**Given task**
Below are the records. Gather each line that holds "this".
# START OF Task input
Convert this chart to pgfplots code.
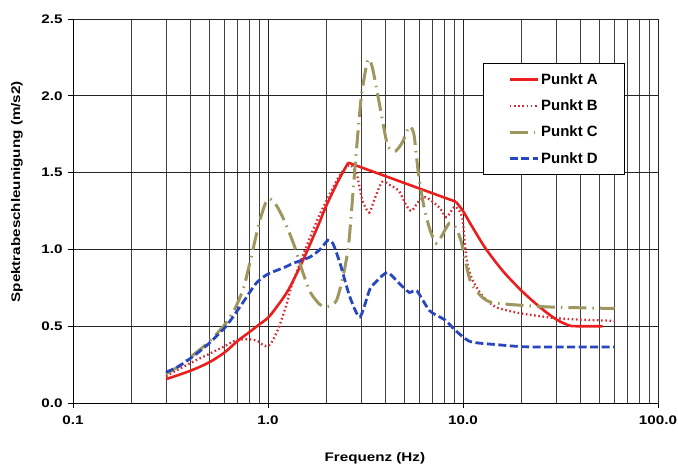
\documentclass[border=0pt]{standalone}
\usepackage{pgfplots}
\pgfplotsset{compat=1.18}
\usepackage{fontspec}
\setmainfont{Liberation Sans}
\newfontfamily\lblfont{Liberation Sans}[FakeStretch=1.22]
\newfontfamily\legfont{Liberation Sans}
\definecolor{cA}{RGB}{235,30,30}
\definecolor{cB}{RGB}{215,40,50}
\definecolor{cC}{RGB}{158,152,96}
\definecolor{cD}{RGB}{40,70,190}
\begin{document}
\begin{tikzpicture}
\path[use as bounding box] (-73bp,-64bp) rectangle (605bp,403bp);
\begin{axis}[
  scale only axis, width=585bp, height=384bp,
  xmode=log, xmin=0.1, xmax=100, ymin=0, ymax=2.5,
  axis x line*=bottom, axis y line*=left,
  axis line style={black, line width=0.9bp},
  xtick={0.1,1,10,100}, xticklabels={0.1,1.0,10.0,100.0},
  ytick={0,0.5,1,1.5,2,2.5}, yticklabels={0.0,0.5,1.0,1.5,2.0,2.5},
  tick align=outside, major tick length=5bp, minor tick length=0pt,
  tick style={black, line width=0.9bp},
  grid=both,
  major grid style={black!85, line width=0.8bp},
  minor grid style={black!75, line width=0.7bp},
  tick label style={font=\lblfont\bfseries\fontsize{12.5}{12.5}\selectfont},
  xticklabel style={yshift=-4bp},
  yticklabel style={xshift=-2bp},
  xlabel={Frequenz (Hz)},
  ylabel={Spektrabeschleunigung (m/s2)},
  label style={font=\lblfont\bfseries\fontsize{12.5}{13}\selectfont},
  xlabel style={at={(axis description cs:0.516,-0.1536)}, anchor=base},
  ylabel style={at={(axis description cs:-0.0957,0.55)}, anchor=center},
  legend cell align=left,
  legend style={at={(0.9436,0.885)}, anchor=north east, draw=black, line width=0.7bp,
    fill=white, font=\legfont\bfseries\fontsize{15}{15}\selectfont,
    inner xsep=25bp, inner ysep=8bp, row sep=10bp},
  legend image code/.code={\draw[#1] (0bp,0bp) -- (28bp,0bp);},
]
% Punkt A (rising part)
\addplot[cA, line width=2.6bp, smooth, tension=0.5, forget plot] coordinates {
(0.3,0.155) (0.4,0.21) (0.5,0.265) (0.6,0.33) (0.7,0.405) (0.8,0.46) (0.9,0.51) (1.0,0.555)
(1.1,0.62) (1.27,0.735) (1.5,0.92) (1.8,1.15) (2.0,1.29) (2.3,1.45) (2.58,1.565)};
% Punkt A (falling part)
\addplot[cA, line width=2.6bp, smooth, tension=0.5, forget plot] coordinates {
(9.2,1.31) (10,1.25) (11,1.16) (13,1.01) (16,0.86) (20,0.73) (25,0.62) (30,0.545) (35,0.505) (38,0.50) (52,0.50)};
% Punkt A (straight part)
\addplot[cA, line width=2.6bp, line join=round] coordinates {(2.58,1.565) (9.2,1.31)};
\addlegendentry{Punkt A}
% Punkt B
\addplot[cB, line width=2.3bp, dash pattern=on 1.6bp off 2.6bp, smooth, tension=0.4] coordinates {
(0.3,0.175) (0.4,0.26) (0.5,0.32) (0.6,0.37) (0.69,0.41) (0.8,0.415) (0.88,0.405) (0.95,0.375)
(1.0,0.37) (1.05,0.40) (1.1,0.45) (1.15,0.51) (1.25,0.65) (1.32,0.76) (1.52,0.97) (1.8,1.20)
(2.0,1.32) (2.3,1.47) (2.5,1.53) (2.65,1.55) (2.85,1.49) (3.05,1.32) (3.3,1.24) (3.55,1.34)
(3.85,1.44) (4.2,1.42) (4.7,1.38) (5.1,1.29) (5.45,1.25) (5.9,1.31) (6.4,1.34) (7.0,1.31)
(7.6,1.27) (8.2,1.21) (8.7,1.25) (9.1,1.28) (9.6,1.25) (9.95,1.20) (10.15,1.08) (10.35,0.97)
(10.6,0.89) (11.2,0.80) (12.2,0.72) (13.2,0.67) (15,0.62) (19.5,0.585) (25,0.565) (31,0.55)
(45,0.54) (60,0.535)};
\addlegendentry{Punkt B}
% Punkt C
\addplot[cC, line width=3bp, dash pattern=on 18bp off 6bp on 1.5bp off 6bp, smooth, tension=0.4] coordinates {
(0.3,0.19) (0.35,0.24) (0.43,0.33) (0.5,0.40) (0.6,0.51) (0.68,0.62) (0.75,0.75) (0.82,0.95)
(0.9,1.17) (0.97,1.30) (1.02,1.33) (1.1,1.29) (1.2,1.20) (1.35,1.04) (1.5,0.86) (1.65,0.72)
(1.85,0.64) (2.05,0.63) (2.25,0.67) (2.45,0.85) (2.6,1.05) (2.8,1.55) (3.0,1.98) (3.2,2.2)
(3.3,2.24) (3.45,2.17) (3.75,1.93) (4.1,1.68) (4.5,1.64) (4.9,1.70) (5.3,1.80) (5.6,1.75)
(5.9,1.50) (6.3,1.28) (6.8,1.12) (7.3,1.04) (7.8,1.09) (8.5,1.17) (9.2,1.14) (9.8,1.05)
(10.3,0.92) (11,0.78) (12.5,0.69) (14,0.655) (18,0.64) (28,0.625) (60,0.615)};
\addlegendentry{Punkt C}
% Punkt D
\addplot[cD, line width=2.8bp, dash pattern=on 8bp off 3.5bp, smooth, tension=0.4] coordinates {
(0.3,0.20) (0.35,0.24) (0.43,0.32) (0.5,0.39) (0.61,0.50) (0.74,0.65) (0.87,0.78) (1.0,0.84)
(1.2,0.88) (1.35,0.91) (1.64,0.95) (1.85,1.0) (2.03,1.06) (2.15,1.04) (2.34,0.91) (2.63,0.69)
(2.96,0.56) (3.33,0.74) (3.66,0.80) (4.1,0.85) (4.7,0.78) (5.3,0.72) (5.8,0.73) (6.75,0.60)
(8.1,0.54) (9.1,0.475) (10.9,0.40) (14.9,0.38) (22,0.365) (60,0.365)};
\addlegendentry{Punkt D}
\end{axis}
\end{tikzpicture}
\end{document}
# END OF Task input
# START OF Task input
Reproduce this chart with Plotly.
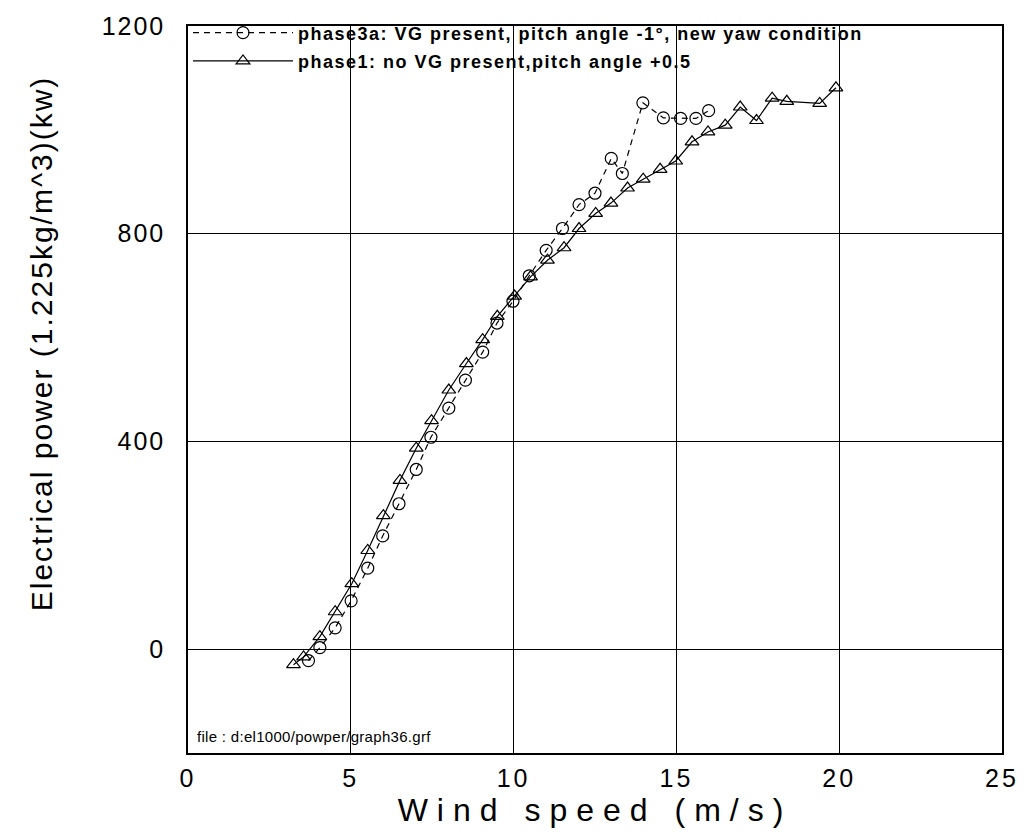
# END OF Task input
**Exercise solution**
Convert this chart to pgfplots code.
Reproduce this chart with Plotly.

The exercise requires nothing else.